Ultimately, the court dismissed the complaint with prejudice due to a governing arbitration clause the plaintiff’s counsel had obfuscated from the pleadings, but the court stopped short of imposing monetary sanctions on the plaintiff’s counsel because it was satisfied a sufficient factual investigation had been conducted. Still, the decision represents a warning to serial TCPA plaintiffs and their counsel to be wary of recycling nearly identical allegations across numerous allegations, employing excessive alternative pleading, and failing to conduct an adequate pre-suit investigation.

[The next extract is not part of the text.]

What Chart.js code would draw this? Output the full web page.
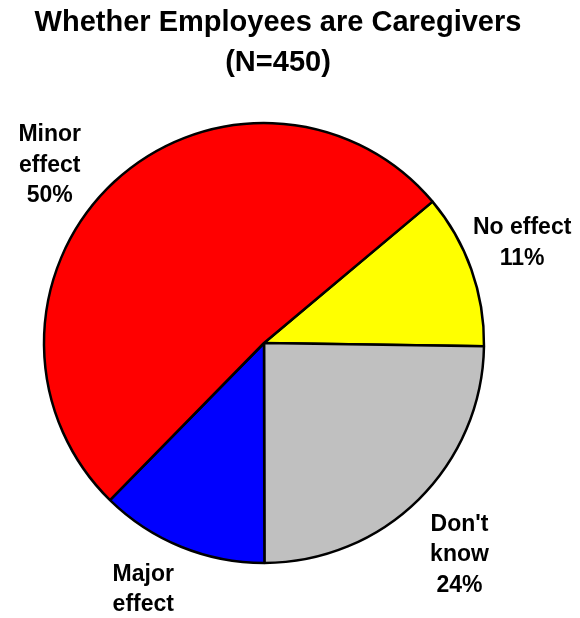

An Illinois federal court has reinforced the unsuitability of proposed “revocation” TCPA classes. In Tillman v. The Hertz Corporation, No. 16 C 4242, 2019 WL 3231377 (July 18, 2019), the plaintiff brought a putative TCPA class action after receiving calls from a car rental company seeking the overdue return of a vehicle rented by the plaintiff’s mother, who had provided the company with the phone number used by the plaintiff when renting the car. The plaintiff proposed a putative class of those who requested that the defendant stop calling them but continued to receive calls from the defendant company in violation of the TCPA, and the defendant company moved to strike the class allegations.
Numerous allegations were contested, including what type of rental agreement the plaintiff’s mother signed when renting the car, whether the agreement contained language permitting the company to call any telephone number listed by the plaintiff’s mother, and whether the plaintiff ever requested the company stop calling the phone number at issue. These numerous issues unique to the plaintiff alone rendered him both atypical and inadequate, defeating his bid to be a class representative. Separately, and more broadly, the court emphasized why so-called revocation classes are generally ill-suited for class certification. Because the proposed class required individual inquiries into whether each putative class member requested the defendant stop calling them—i.e., revoked consent—common questions of fact would not predominate over any questions affecting only individual members.
The decision is another example of how factual disputes can defeat class certification in TCPA litigation, especially those implicated by so-called “revocation” classes.